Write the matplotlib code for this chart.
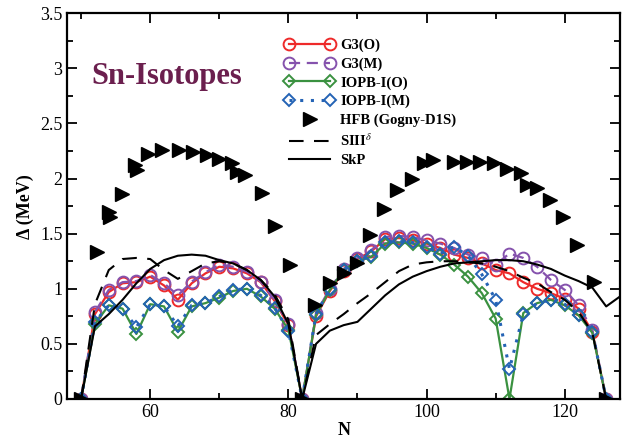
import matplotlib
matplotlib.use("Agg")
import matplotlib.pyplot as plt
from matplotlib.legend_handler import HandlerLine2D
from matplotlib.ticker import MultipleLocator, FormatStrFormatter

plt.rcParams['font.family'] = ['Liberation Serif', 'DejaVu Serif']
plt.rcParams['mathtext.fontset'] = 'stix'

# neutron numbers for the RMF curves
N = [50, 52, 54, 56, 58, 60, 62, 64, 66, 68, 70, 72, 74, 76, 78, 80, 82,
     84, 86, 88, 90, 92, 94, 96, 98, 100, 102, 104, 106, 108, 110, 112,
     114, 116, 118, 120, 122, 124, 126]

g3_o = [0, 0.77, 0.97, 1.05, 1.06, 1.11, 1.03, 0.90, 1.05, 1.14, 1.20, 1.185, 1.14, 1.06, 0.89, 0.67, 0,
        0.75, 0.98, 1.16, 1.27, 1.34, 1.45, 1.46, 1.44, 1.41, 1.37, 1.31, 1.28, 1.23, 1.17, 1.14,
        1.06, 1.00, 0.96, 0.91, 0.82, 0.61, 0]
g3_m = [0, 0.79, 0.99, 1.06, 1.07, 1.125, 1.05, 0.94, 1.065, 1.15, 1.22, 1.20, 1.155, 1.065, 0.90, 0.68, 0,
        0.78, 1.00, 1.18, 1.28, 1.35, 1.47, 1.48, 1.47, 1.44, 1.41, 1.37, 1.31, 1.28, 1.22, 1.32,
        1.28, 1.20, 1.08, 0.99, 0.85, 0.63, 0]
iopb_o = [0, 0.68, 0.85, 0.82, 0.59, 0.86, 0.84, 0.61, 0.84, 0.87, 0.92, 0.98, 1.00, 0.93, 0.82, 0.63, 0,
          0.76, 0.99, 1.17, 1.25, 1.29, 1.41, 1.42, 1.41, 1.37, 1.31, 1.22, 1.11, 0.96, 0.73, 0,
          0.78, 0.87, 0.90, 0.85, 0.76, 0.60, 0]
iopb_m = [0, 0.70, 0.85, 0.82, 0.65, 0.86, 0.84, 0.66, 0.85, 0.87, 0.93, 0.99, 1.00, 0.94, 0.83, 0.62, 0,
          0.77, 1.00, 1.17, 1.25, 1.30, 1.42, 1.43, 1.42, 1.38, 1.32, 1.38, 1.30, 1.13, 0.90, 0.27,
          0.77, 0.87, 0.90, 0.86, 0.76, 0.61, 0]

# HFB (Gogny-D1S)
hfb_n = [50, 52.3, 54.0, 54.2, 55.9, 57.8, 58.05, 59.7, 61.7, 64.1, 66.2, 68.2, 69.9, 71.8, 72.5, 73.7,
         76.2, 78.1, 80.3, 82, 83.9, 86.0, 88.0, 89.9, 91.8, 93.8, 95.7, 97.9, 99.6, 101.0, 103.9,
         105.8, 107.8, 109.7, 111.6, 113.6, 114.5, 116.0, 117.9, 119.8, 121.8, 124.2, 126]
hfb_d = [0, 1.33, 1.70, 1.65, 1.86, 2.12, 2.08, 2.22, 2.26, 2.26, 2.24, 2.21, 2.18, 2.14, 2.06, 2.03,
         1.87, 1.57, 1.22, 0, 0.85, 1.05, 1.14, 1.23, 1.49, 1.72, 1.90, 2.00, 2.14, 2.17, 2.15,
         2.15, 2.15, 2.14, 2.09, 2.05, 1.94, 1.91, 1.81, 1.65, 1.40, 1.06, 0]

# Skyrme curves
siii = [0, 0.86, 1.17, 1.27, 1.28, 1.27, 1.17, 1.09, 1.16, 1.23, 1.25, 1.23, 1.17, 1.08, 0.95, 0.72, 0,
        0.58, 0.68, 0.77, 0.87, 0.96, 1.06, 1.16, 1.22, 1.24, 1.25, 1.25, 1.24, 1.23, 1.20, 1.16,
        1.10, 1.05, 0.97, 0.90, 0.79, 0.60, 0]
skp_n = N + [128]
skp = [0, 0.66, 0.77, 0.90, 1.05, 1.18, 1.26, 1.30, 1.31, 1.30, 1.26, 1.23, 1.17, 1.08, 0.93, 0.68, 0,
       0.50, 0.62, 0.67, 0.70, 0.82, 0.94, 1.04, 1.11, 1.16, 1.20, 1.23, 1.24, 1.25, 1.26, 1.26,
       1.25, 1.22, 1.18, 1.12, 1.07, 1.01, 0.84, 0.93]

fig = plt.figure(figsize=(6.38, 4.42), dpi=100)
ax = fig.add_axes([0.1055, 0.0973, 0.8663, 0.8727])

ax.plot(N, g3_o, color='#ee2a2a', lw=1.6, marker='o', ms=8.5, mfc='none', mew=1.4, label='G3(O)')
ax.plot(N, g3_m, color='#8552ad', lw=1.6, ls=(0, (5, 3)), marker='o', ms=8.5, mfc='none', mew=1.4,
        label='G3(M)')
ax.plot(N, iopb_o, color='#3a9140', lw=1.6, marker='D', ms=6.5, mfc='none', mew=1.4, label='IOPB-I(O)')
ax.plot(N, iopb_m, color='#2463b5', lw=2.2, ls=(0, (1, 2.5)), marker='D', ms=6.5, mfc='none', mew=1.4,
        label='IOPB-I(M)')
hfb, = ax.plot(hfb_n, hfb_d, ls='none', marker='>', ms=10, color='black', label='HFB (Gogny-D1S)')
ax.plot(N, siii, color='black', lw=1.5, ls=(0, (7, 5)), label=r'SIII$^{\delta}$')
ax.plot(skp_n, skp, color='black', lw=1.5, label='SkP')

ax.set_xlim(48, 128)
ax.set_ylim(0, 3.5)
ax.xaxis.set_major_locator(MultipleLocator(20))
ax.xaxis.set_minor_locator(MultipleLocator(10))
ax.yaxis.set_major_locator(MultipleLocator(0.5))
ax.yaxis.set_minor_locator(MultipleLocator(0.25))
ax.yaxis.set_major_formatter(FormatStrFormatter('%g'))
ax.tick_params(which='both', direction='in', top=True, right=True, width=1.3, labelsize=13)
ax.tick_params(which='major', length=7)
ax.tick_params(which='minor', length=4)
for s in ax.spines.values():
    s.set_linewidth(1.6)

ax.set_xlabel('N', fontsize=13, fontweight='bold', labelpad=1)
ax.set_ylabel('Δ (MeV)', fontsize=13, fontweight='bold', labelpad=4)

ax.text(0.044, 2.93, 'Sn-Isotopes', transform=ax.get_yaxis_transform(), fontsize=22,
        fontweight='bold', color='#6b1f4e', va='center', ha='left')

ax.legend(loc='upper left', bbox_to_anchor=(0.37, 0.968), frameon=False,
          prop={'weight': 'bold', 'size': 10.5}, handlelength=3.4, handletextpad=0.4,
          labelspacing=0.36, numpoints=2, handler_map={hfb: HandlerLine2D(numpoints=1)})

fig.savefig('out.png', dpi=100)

________________________________________

# WHAT YOU SHOULD DO
Everything from the top line of the data down to and including the line with "114, 116, 118, 120, 122, 124, 126]" is to be copied, except the pictures.

# FULL RESPONSE
Write the matplotlib code for this chart.
import matplotlib
matplotlib.use("Agg")
import matplotlib.pyplot as plt
from matplotlib.legend_handler import HandlerLine2D
from matplotlib.ticker import MultipleLocator, FormatStrFormatter

plt.rcParams['font.family'] = ['Liberation Serif', 'DejaVu Serif']
plt.rcParams['mathtext.fontset'] = 'stix'

# neutron numbers for the RMF curves
N = [50, 52, 54, 56, 58, 60, 62, 64, 66, 68, 70, 72, 74, 76, 78, 80, 82,
     84, 86, 88, 90, 92, 94, 96, 98, 100, 102, 104, 106, 108, 110, 112,
     114, 116, 118, 120, 122, 124, 126]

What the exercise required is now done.